SICHUAN, Southwest China — In most Chinese bookstores, there’s a section of bright pink books instructing women on how to be a good housewife or find a man before they hit 30.
But at an out-of-the-way underground art space some distance from provincial capital Chengdu’s city center, there are how-to books of a different kind. “Be a Man Who Never Cries,” instructs one. Other titles include: “Men, Don’t Lose Arguments Because You Don’t Know How to Fight” and “‘Bad Boys’ Go Everywhere; Good Boys Go to Heaven.”

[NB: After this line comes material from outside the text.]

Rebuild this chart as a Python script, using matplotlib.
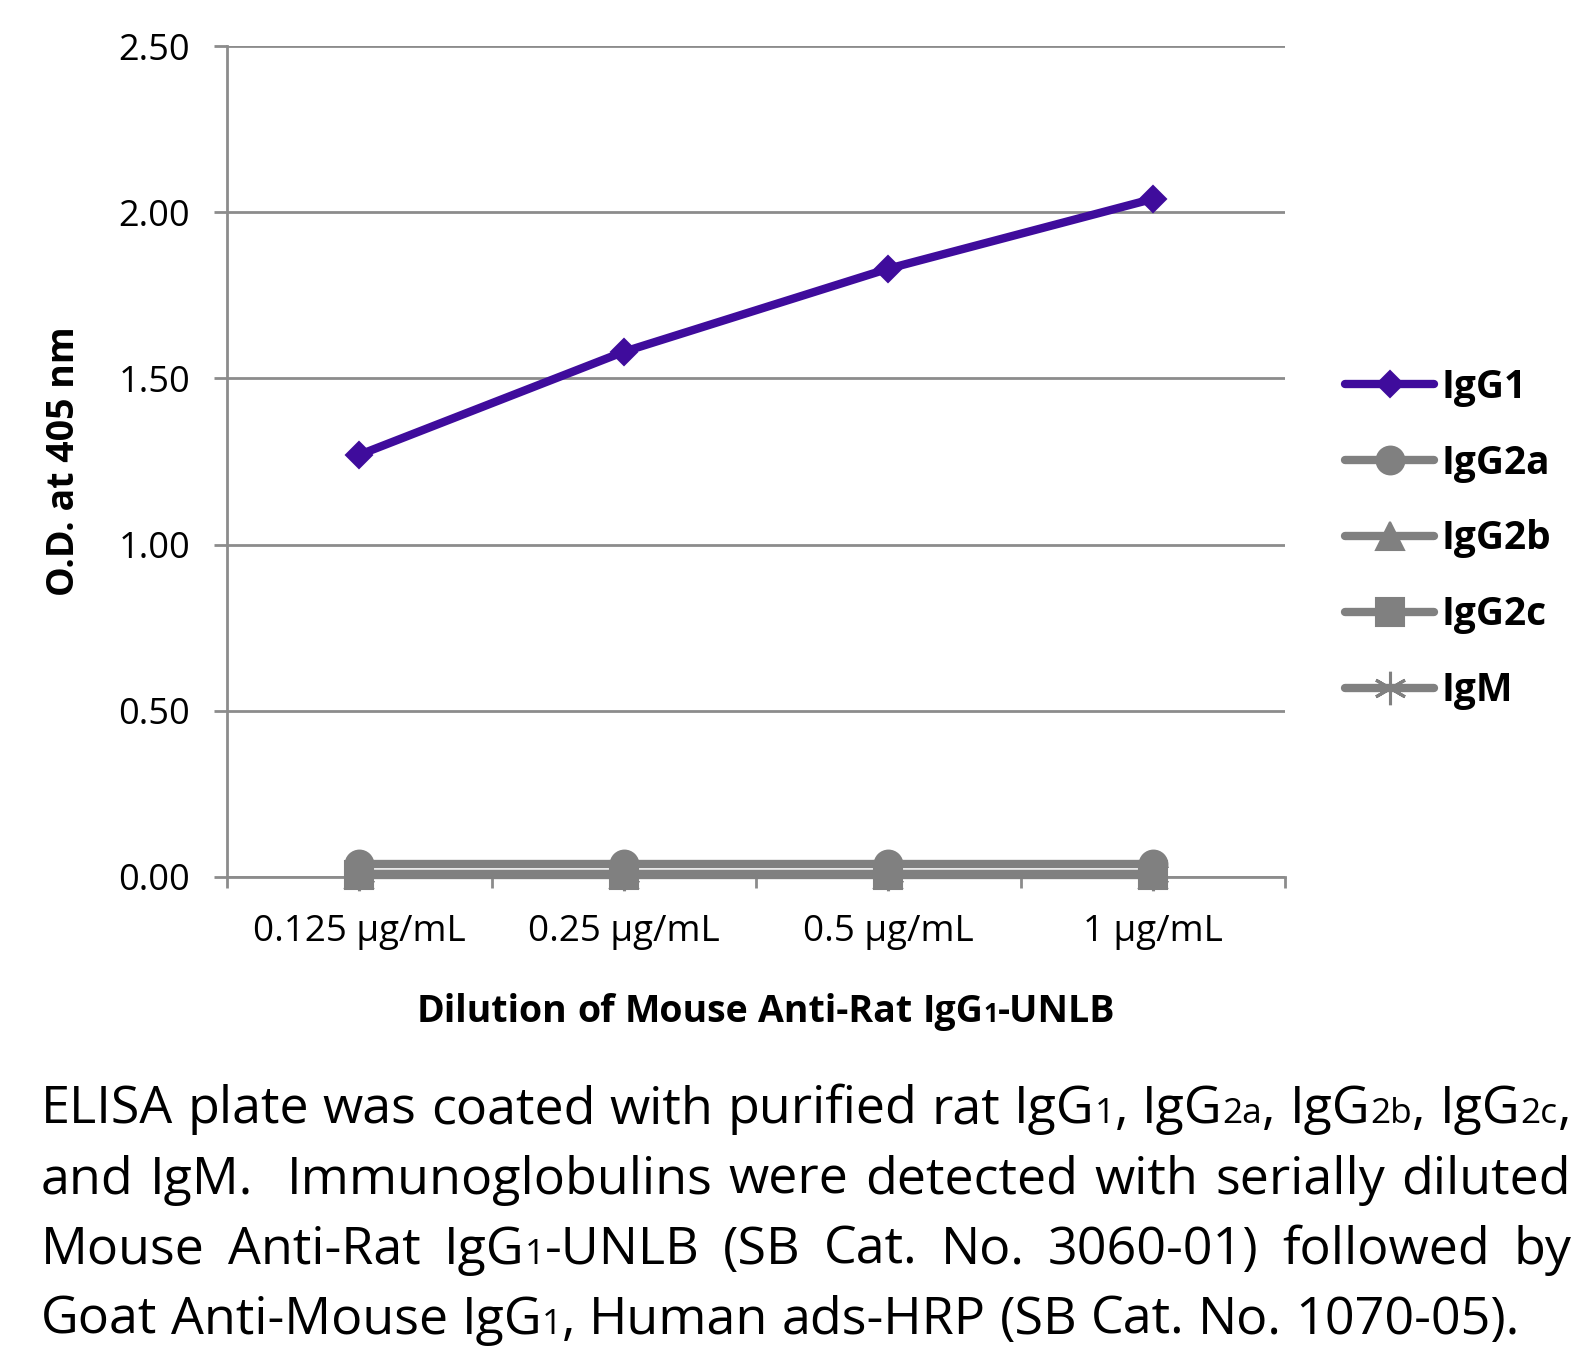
import matplotlib
matplotlib.use('Agg')
import matplotlib.pyplot as plt

FONT = 'Open Sans'
plt.rcParams['font.family'] = [FONT, 'DejaVu Sans']

# data
doses = ['0.125 µg/mL', '0.25 µg/mL', '0.5 µg/mL', '1 µg/mL']
igg1 = [1.27, 1.58, 1.83, 2.04]
igg2a = [0.04, 0.04, 0.04, 0.04]
igg2b = [0.01, 0.01, 0.01, 0.01]
igg2c = [0.005, 0.005, 0.005, 0.005]
igm = [0.008, 0.008, 0.008, 0.008]
series_names = ['IgG1', 'IgG2a', 'IgG2b', 'IgG2c', 'IgM']
y_ticks = [0.0, 0.5, 1.0, 1.5, 2.0, 2.5]
y_tick_labels = ['0.00', '0.50', '1.00', '1.50', '2.00', '2.50']
x_title = 'Dilution of Mouse Anti-Rat IgG_{1}-UNLB'
y_title = 'O.D. at 405 nm'
caption_lines = [
    'ELISA plate was coated with purified rat IgG_{1}, IgG_{2a}, IgG_{2b}, IgG_{2c},',
    'and IgM.  Immunoglobulins were detected with serially diluted',
    'Mouse Anti-Rat IgG_{1}-UNLB (SB Cat. No. 3060-01) followed by',
    'Goat Anti-Mouse IgG_{1}, Human ads-HRP (SB Cat. No. 1070-05).',
]

PURPLE = '#3f0c9c'
GRAY = '#808080'
GRID = '#8c8c8c'

W, H = 1595, 1352
fig = plt.figure(figsize=(W / 100, H / 100), dpi=100)
renderer = fig.canvas.get_renderer()


def fx(px):
    return px / W


def fy(py):
    return 1 - py / H


ax = fig.add_axes([fx(227), fy(877), fx(1285) - fx(227), fy(46) - fy(877)])
x = list(range(len(doses)))

styles = [
    (igg1, PURPLE, 'D', 13, 1.5),
    (igg2a, GRAY, 'o', 20, 1.5),
    (igg2b, GRAY, '^', 20, 1.5),
    (igg2c, GRAY, 's', 20, 1.5),
    (igm, GRAY, (6, 2, 0), 24, 2.2),
]
handles = []
for (vals, col, mk, ms, mew), name in zip(styles, series_names):
    ln, = ax.plot(x, vals, color=col, lw=6, marker=mk, ms=ms, mfc=col, mec=col,
                  mew=mew, solid_capstyle='round', clip_on=False, zorder=3,
                  label=name)
    handles.append(ln)

ax.set_xlim(-0.5, len(doses) - 0.5)
ax.set_ylim(0, 2.5)
ax.set_yticks(y_ticks)
ax.set_yticklabels(y_tick_labels)
ax.set_xticks(x)
ax.set_xticklabels(doses)
ax.set_xticks([i - 0.5 for i in range(len(doses) + 1)], minor=True)
ax.tick_params(axis='x', which='major', length=0, pad=27, labelsize=26.5)
ax.tick_params(axis='x', which='minor', length=8, width=2, color=GRID, direction='out')
ax.tick_params(axis='y', length=9.5, width=2, color=GRID, pad=17, labelsize=26)
ax.yaxis.grid(True, color=GRID, lw=2)
ax.set_axisbelow(True)
for s in ['top', 'right']:
    ax.spines[s].set_visible(False)
for s in ['left', 'bottom']:
    ax.spines[s].set_color(GRID)
    ax.spines[s].set_linewidth(2)

leg = ax.legend(handles=handles, loc='center left', bbox_to_anchor=(fx(1345), fy(539)),
                bbox_transform=fig.transFigure, frameon=False, numpoints=1,
                borderpad=0, borderaxespad=0, handlelength=2.3, handletextpad=0.18,
                labelspacing=0.95, prop={'family': FONT, 'weight': 'bold', 'size': 28})

# y title
fig.text(fx(64), fy(461), y_title, rotation=90, ha='center', va='center',
         fontsize=27, fontweight='bold')


def parse(word):
    segs = []
    while '_{' in word:
        a, rest = word.split('_{', 1)
        b, word = rest.split('}', 1)
        if a:
            segs.append((a, False))
        segs.append((b, True))
    if word:
        segs.append((word, False))
    return segs


def measure(s, size, weight='normal'):
    t = fig.text(0, 0, s, fontsize=size, fontweight=weight)
    w = t.get_window_extent(renderer).width
    t.remove()
    return w


def word_width(segs, size, weight, sub=0.68):
    return sum(measure(s, size * (sub if small else 1), weight) for s, small in segs)


def draw_word(px, base, segs, size, weight, sub=0.68):
    for s, small in segs:
        sz = size * (sub if small else 1)
        fig.text(fx(px), fy(base), s, fontsize=sz, fontweight=weight,
                 ha='left', va='baseline')
        px += measure(s, sz, weight)
    return px


# x title, centred under the axes
xt_size = 27
xt_words = [parse(w) for w in x_title.split(' ')]
sp = measure('a a', xt_size, 'bold') - measure('aa', xt_size, 'bold')
ws = [word_width(w, xt_size, 'bold') for w in xt_words]
total = sum(ws) + sp * (len(ws) - 1)
px = 766 - total / 2
for w, wd in zip(xt_words, ws):
    draw_word(px, 1022, w, xt_size, 'bold')
    px += wd + sp

# caption, justified like the original
left, right = 41, 1571
target = right - left
base_size = 40


def split_line(ln):
    # words plus the number of spaces that follow each one
    parts = ln.split(' ')
    words, gaps = [], []
    for p in parts:
        if p:
            words.append(parse(p))
            gaps.append(1)
        elif gaps:
            gaps[-1] += 1
    return words, gaps[:-1]


lines = [split_line(ln) for ln in caption_lines]
space = measure('a a', base_size) - measure('aa', base_size)
natural = []
for words, gaps in lines:
    natural.append(sum(word_width(w, base_size, 'normal') for w in words)
                   + space * sum(gaps))
cap_size = min(base_size, base_size * target / max(natural[:3]) * 0.995)
space = measure('a a', cap_size) - measure('aa', cap_size)
baselines = [1123, 1194, 1264, 1334]
for i, (words, gaps) in enumerate(lines):
    ws = [word_width(w, cap_size, 'normal') for w in words]
    if i < len(lines) - 1:
        unit = (target - sum(ws)) / sum(gaps)
    else:
        unit = space
    px = left
    for j, (w, wd) in enumerate(zip(words, ws)):
        draw_word(px, baselines[i], w, cap_size, 'normal')
        if j < len(gaps):
            px += wd + unit * gaps[j]

fig.savefig('out.png', dpi=100)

It’s a typically tongue-and-cheek part of artist Wu Kangyang’s latest exhibition, held in Chengdu in October. In another area of the industrial-style room with exposed brick walls, there’s a platform where men are encouraged to sit or stand and think about why men rape women, rather than asking women what they can do to keep themselves safe from rapists. There are large white posterboards, mimicking the instructional boards you might find in a “feminine virtues” class, except these have phrases like: “Virginity is a man’s best betrothal gift;” “Do not participate in dinners where women are present; problems could creep up on you;” “Be alert on the bus. Don’t give female hoodlums an opportunity to be indecent;” and “Giving birth to a boy is useless. A married son is like spilled water.”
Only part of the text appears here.